INSTRUCTION:
Pick out the lines containing "that".
==== DATA ROWS ====
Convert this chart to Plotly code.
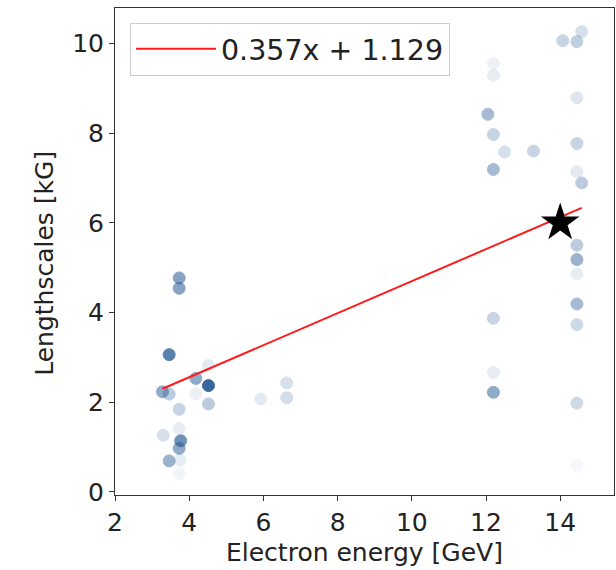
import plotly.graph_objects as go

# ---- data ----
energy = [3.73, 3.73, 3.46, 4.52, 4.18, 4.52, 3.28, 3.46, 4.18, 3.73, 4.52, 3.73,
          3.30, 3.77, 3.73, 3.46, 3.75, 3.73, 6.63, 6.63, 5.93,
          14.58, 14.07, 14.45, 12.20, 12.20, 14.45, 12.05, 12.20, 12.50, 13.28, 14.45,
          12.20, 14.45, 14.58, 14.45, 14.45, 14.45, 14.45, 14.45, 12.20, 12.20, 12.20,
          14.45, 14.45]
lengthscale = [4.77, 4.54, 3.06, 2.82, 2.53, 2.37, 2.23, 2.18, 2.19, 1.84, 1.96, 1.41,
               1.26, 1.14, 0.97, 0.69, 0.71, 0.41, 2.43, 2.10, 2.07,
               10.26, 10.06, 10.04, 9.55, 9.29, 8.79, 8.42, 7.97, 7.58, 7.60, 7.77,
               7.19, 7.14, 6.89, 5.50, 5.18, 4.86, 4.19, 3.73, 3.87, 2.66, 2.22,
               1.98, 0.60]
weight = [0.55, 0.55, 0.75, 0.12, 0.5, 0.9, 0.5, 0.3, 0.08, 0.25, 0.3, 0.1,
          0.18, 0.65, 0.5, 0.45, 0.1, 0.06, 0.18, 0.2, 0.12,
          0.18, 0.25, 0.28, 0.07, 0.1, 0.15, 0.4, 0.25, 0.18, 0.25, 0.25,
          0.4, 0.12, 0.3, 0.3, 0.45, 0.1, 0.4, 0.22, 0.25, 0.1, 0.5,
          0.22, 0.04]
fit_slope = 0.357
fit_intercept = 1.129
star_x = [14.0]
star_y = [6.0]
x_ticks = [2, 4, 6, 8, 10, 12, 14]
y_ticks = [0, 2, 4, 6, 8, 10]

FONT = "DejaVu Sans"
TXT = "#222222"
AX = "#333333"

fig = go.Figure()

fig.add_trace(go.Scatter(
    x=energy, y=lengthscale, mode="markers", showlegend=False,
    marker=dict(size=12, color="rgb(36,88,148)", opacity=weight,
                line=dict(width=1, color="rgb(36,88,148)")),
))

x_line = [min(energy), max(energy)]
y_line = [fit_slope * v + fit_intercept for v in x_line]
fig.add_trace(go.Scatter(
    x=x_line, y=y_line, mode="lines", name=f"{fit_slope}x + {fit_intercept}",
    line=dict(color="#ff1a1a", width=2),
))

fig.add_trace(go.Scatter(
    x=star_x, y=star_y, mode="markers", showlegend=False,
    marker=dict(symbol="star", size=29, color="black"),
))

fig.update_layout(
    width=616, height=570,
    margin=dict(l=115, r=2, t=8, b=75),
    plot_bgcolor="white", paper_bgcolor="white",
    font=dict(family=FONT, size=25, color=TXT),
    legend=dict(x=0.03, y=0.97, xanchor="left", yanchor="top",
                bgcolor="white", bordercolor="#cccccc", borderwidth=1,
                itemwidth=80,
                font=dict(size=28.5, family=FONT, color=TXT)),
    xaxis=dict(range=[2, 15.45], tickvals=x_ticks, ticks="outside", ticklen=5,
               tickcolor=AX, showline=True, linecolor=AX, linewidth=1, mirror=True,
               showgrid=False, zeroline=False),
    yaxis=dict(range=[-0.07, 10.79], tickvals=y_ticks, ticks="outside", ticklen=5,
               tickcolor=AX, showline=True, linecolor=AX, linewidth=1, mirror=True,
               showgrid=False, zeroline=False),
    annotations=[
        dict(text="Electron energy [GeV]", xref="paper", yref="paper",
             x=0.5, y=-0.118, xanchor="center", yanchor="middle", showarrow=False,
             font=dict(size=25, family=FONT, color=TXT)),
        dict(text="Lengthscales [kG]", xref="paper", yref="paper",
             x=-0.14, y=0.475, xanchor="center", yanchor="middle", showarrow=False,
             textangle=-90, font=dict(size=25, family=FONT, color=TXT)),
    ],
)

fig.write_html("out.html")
====
==== DATA ROWS ====
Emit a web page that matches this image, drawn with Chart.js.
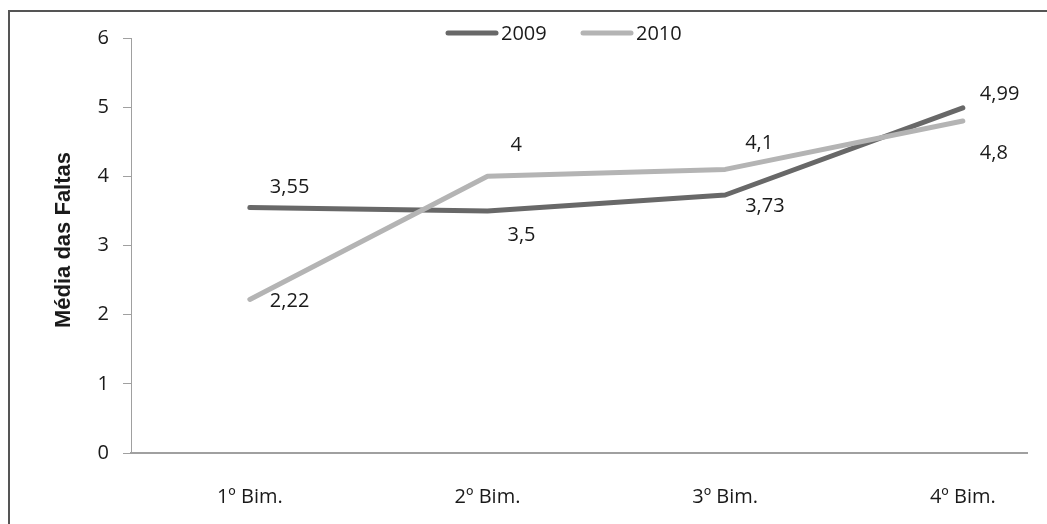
====
==== DATA ROWS ====
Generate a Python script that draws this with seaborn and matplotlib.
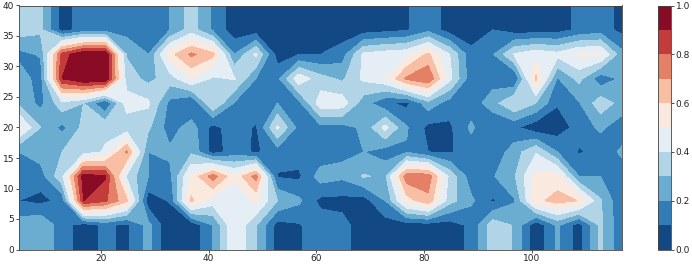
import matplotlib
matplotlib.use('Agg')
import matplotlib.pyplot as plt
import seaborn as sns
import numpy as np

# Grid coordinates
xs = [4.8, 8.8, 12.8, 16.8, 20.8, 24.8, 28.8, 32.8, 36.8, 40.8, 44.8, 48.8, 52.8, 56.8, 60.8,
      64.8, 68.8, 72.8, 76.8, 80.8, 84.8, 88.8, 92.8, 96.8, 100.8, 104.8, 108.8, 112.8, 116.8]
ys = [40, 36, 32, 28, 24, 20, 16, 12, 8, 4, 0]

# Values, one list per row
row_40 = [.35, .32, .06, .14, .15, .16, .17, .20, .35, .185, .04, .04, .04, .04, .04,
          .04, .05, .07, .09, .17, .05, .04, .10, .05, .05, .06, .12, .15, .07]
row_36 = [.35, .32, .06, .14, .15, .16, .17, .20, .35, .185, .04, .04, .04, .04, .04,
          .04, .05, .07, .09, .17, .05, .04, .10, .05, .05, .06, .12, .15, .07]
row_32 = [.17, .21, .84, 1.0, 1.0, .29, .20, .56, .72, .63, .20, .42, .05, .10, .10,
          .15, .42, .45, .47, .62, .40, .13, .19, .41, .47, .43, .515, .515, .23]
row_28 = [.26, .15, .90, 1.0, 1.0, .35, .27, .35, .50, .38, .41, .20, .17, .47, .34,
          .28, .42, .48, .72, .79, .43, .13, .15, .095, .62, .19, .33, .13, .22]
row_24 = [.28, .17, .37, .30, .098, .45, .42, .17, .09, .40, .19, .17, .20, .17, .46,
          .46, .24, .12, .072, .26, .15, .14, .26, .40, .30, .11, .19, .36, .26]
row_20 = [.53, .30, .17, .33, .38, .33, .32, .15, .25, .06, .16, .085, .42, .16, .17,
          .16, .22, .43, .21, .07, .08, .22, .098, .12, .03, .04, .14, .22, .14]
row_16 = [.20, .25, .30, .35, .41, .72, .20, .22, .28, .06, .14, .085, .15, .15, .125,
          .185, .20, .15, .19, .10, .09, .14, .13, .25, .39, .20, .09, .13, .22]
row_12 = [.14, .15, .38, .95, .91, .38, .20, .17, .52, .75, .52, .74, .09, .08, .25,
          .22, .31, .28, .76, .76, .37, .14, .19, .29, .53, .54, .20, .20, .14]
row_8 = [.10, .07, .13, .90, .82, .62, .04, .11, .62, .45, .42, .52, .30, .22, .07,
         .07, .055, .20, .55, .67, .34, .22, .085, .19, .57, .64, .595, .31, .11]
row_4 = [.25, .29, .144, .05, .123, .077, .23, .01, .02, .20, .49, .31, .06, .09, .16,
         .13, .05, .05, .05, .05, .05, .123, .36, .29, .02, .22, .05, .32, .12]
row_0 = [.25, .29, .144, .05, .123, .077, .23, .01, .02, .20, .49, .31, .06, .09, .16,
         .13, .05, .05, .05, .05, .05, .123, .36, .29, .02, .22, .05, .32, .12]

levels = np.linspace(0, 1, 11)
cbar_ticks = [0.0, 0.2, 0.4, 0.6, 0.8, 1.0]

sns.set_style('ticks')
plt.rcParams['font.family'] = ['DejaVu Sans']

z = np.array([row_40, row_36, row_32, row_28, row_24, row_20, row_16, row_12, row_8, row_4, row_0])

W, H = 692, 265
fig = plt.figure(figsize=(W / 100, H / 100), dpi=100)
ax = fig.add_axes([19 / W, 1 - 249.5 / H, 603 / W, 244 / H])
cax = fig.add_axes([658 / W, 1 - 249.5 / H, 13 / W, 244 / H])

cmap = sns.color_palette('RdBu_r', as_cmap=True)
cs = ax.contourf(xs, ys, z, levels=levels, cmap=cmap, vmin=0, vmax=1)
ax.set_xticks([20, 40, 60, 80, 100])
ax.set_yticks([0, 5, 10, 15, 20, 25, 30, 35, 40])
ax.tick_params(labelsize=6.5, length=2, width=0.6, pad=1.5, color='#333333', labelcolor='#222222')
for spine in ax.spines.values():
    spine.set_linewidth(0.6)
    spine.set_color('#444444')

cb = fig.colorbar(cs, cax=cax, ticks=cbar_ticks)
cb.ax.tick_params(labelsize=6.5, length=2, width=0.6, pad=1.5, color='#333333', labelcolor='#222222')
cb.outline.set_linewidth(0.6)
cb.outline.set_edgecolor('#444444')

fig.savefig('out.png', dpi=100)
====
ANSWER TO THIS PROBLEM:
Emit a web page that matches this image, drawn with Chart.js.
Generate a Python script that draws this with seaborn and matplotlib.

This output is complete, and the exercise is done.